Com a substancialidade metafísica estendida aos corpos através da forma substancial,

a polêmica questão da conformação entre alma e corpo será transfigura pela tese leibniziana

da concomitância. Contrariamente à usual oposição entre extensão e pensamento, trata-se de

reconhecer o caráter eminentemente metafísico das substâncias em geral, de modo que a

flagrante cumplicidade entre as impressões da alma e as sensações do corpo será entendida

como um caso particular das relações de expressividade inerente a todas as substâncias,

ajustadas desde o início pela harmonia da criação divina. Mais longe ainda, o próprio corpo

não será tomado como uma substância de ordem material, senão como um agregado de

verdadeiras unidades metafísicas às quais deve seus respectivos traços de substancialidade

manifestos pela força dinâmica e auto-suficiente característica do ímpeto vital que lhe é

próprio.116 Neste contexto a unidade se estabelece como critério de substancialidade

conferindo também às formas substanciais um novo núcleo de significação: não se trata de

conceber o corpo como uma estrutura essencialmente material animada por uma alma ou

forma substancial. Antes, as formas substanciais correspondem à própria vida que compõe e

mantém a realidade corpórea.
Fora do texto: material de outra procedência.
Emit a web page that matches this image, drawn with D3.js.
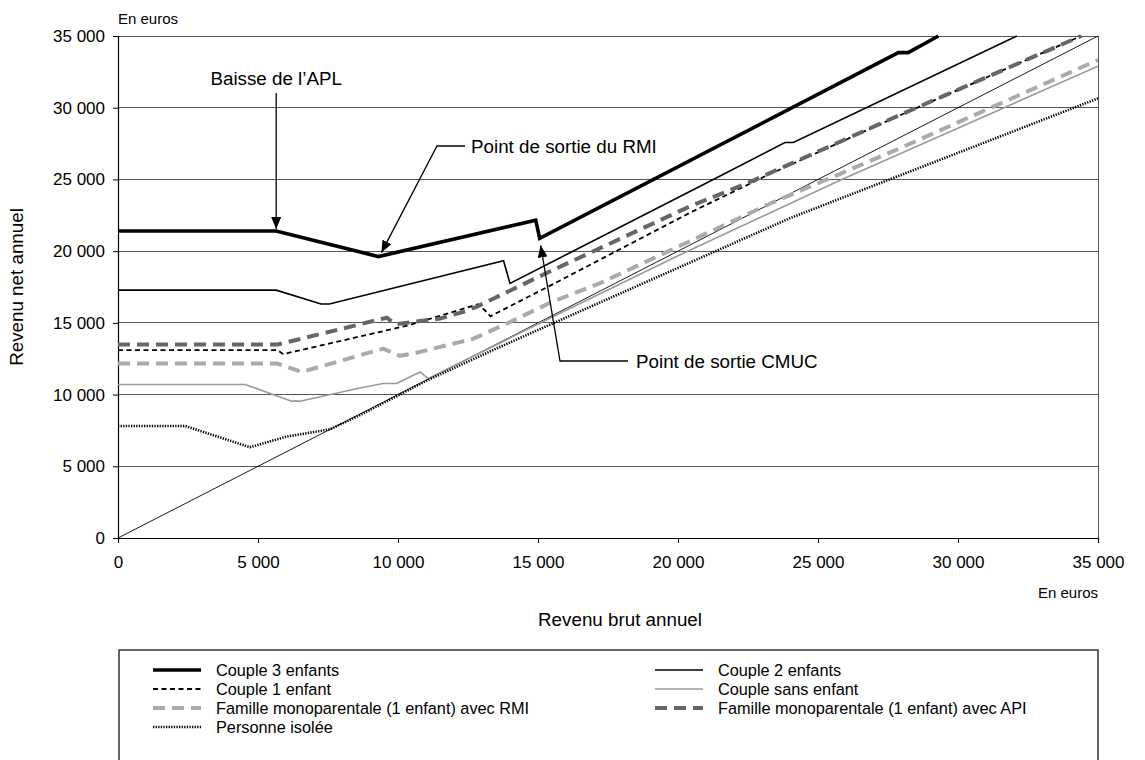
<!DOCTYPE html>
<html><head><meta charset="utf-8">
<script src="https://cdn.jsdelivr.net/npm/d3@7"></script>
<style>
html,body{margin:0;padding:0;background:#fff;}
svg{display:block;font-family:"Liberation Sans",Arial,Helvetica,sans-serif;}
</style></head>
<body>
<svg id="chart" width="1145" height="760"></svg>
<script>
// ---- data (gross annual income -> net annual income, euros) ----
const couple3 = [[0,21400],[5650,21400],[9300,19620],[14920,22160],[15060,20890],[27870,33840],[28220,33840],[29300,35000]];
const couple2 = [[0,17280],[5650,17280],[7250,16320],[7550,16320],[13770,19330],[14000,17750],[21260,25000],[23820,27570],[24120,27570],[32100,35000]];
const couple1 = [[0,13100],[5700,13100],[5900,12820],[10400,14840],[12860,16300],[13160,15770],[13300,15460],[15400,17560],[20500,22750],[23200,25300],[27900,29450],[34400,35000]];
const coupleSans = [[0,10700],[4540,10700],[6200,9540],[6500,9540],[8640,10460],[9470,10770],[9950,10770],[10790,11580],[11080,11120],[15400,15300],[20000,19680],[25850,25000],[35000,32900]];
const monoRMI = [[0,12160],[5700,12160],[6560,11580],[9470,13200],[10070,12700],[10550,12860],[12700,13900],[14000,15060],[15500,16460],[17200,17750],[23300,23320],[27900,27150],[35000,33330]];
const monoAPI = [[0,13490],[5700,13490],[9600,15360],[9900,14900],[10550,15070],[11500,15300],[12340,15770],[12800,16110],[13290,16580],[15400,18560],[20400,23100],[22500,24760],[27900,29470],[34400,35000]];
const isolee = [[0,7810],[2400,7810],[4710,6330],[6020,7070],[7580,7580],[8640,8570],[11000,10950],[13500,13200],[15400,14850],[24000,22300],[35000,30650]];
const diagonal = [[0,0],[35000,35000]];

const seriesNames = ["Couple 3 enfants","Couple 2 enfants","Couple 1 enfant","Couple sans enfant",
  "Famille monoparentale (1 enfant) avec RMI","Famille monoparentale (1 enfant) avec API","Personne isolée"];
const xTicks = [0,5000,10000,15000,20000,25000,30000,35000];
const yTicks = [0,5000,10000,15000,20000,25000,30000,35000];
const annotations = [
  {text:"Baisse de l\u2019APL", target:[5650,21400]},
  {text:"Point de sortie du RMI", target:[9300,19620]},
  {text:"Point de sortie CMUC", target:[15060,20890]}
];

// ---- styles ----
const styles = [
  {data:couple3, color:"#000", width:3.6, dash:null},
  {data:couple2, color:"#000", width:1.6, dash:null},
  {data:couple1, color:"#000", width:1.8, dash:"5,3.5"},
  {data:coupleSans, color:"#999", width:1.6, dash:null},
  {data:monoRMI, color:"#aaa", width:4, dash:"12,7"},
  {data:monoAPI, color:"#666", width:4, dash:"12,7"},
  {data:isolee, color:"#000", width:2.6, dash:"1.3,1.3"}
];

const svg = d3.select("#chart");
const FS_TICK = 17, FS_TITLE = 18.8, FS_ANN = 18.8, FS_LEG = 16.3, FS_UNIT = 15;
const L = 118, R = 1098, T = 36, B = 538;
const x = d3.scaleLinear().domain([0,35000]).range([L,R]);
const y = d3.scaleLinear().domain([0,35000]).range([B,T]);
const fmt = v => d3.format(",")(v).replace(/,/g," ");

// gridlines
svg.append("g").selectAll("line").data(yTicks.filter(v=>v>0)).join("line")
  .attr("x1",L).attr("x2",R).attr("y1",d=>y(d)).attr("y2",d=>y(d))
  .attr("stroke","#555").attr("stroke-width",1).attr("shape-rendering","crispEdges");
// right border
svg.append("line").attr("x1",R).attr("x2",R).attr("y1",T).attr("y2",B)
  .attr("stroke","#555").attr("shape-rendering","crispEdges");

// axes
const xAxis = d3.axisBottom(x).tickValues(xTicks).tickFormat(fmt).tickSize(5).tickPadding(13);
const gx = svg.append("g").attr("transform",`translate(0,${B})`).call(xAxis);
const yAxis = d3.axisLeft(y).tickValues(yTicks).tickFormat(fmt).tickSize(5).tickPadding(8);
const gy = svg.append("g").attr("transform",`translate(${L},0)`).call(yAxis);
[gx,gy].forEach(g=>{
  g.selectAll("path.domain").attr("stroke","#000").attr("stroke-width",1.2);
  g.selectAll(".tick line").attr("stroke","#000");
  g.selectAll("text").attr("font-size",FS_TICK).attr("fill","#000").attr("font-family","Liberation Sans, Arial, sans-serif");
});

// clip
svg.append("clipPath").attr("id","clip").append("rect").attr("x",L).attr("y",T-3).attr("width",R-L).attr("height",B-T+3);

const line = d3.line().x(d=>x(d[0])).y(d=>y(d[1]));
const plot = svg.append("g").attr("clip-path","url(#clip)");
plot.append("path").attr("d",line(diagonal)).attr("fill","none").attr("stroke","#000").attr("stroke-width",0.9);
// draw order: lighter underneath
[3,4,6,2,5,1,0].forEach(i=>{
  const s = styles[i];
  plot.append("path").attr("d",line(s.data)).attr("fill","none")
    .attr("stroke",s.color).attr("stroke-width",s.width)
    .attr("stroke-dasharray",s.dash).attr("stroke-linejoin","miter");
});

// labels
svg.append("text").attr("x",L).attr("y",23.5).attr("font-size",FS_UNIT).text("En euros");
svg.append("text").attr("x",R).attr("y",597.5).attr("text-anchor","end").attr("font-size",FS_UNIT).text("En euros");
svg.append("text").attr("x",620).attr("y",626).attr("text-anchor","middle").attr("font-size",FS_TITLE).text("Revenu brut annuel");
svg.append("text").attr("transform",`translate(23,${(T+B)/2}) rotate(-90)`).attr("text-anchor","middle").attr("font-size",FS_TITLE).text("Revenu net annuel");

// annotations with arrows
const defs = svg.append("defs");
defs.append("marker").attr("id","arr").attr("viewBox","0 0 12 10").attr("refX",12).attr("refY",5)
  .attr("markerWidth",12).attr("markerHeight",10).attr("markerUnits","userSpaceOnUse").attr("orient","auto")
  .append("path").attr("d","M0,0 L12,5 L0,10 Z").attr("fill","#000");
const ann = svg.append("g");
// APL: vertical arrow from label down to target
{
  const a = annotations[0]; const tx = x(a.target[0]), ty = y(a.target[1]) - 2;
  ann.append("text").attr("x",tx).attr("y",85).attr("text-anchor","middle").attr("font-size",FS_ANN).text(a.text);
  ann.append("path").attr("d",`M${tx},93 L${tx},${ty}`).attr("stroke","#000").attr("stroke-width",1.3).attr("fill","none").attr("marker-end","url(#arr)");
}
// RMI
{
  const a = annotations[1]; const tx = x(a.target[0])+3, ty = y(a.target[1]) - 4;
  ann.append("path").attr("d",`M465,146 L437,146 L${tx},${ty}`).attr("stroke","#000").attr("stroke-width",1.3).attr("fill","none").attr("marker-end","url(#arr)");
  ann.append("text").attr("x",471).attr("y",152.5).attr("font-size",FS_ANN).text(a.text);
}
// CMUC
{
  const a = annotations[2]; const tx = x(a.target[0])+1, ty = y(a.target[1]) + 7;
  ann.append("path").attr("d",`M628,361 L560,361 L${tx},${ty}`).attr("stroke","#000").attr("stroke-width",1.3).attr("fill","none").attr("marker-end","url(#arr)");
  ann.append("text").attr("x",636).attr("y",367.5).attr("font-size",FS_ANN).text(a.text);
}

// legend
const lg = svg.append("g");
lg.append("rect").attr("x",119).attr("y",650).attr("width",979).attr("height",120)
  .attr("fill","none").attr("stroke","#000").attr("stroke-width",1.2);
const rowY = [670,689,708,727];
styles.forEach((s,i)=>{
  const col = i%2, row = Math.floor(i/2);
  const x0 = col===0 ? 153 : 655, yy = rowY[row];
  lg.append("line").attr("x1",x0).attr("x2",x0+48).attr("y1",yy).attr("y2",yy)
    .attr("stroke",s.color).attr("stroke-width",s.width).attr("stroke-dasharray",s.dash);
  lg.append("text").attr("x",x0+63).attr("y",yy+5.7).attr("font-size",FS_LEG).text(seriesNames[i]);
});
</script>
</body></html>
Assim, um corpo representa um microcosmo de verdadeiras

substâncias e a substancialidade se expande indefinidamente por toda a natureza como a base

metafísica da constituição de todos os seres, tendo a própria vitalidade como sua marca

característica.

A partir desta nova configuração da substancialidade as bases estruturais da tese

monadológica se encontram firmadas na carta endereçada a Arnauld em 30/04/1687. De fato,

sem ainda mencionar o termo mônada Leibniz se empenha consideravelmente em

fundamentar a idéia da substância como verdadeira unidade baseado no argumento de que não

115 Tais questões foram descritas em detalhe em7.1, p. 82-85.116 Trata-se da recém formada noção de substância corporal, cf. 8.1, p. 96.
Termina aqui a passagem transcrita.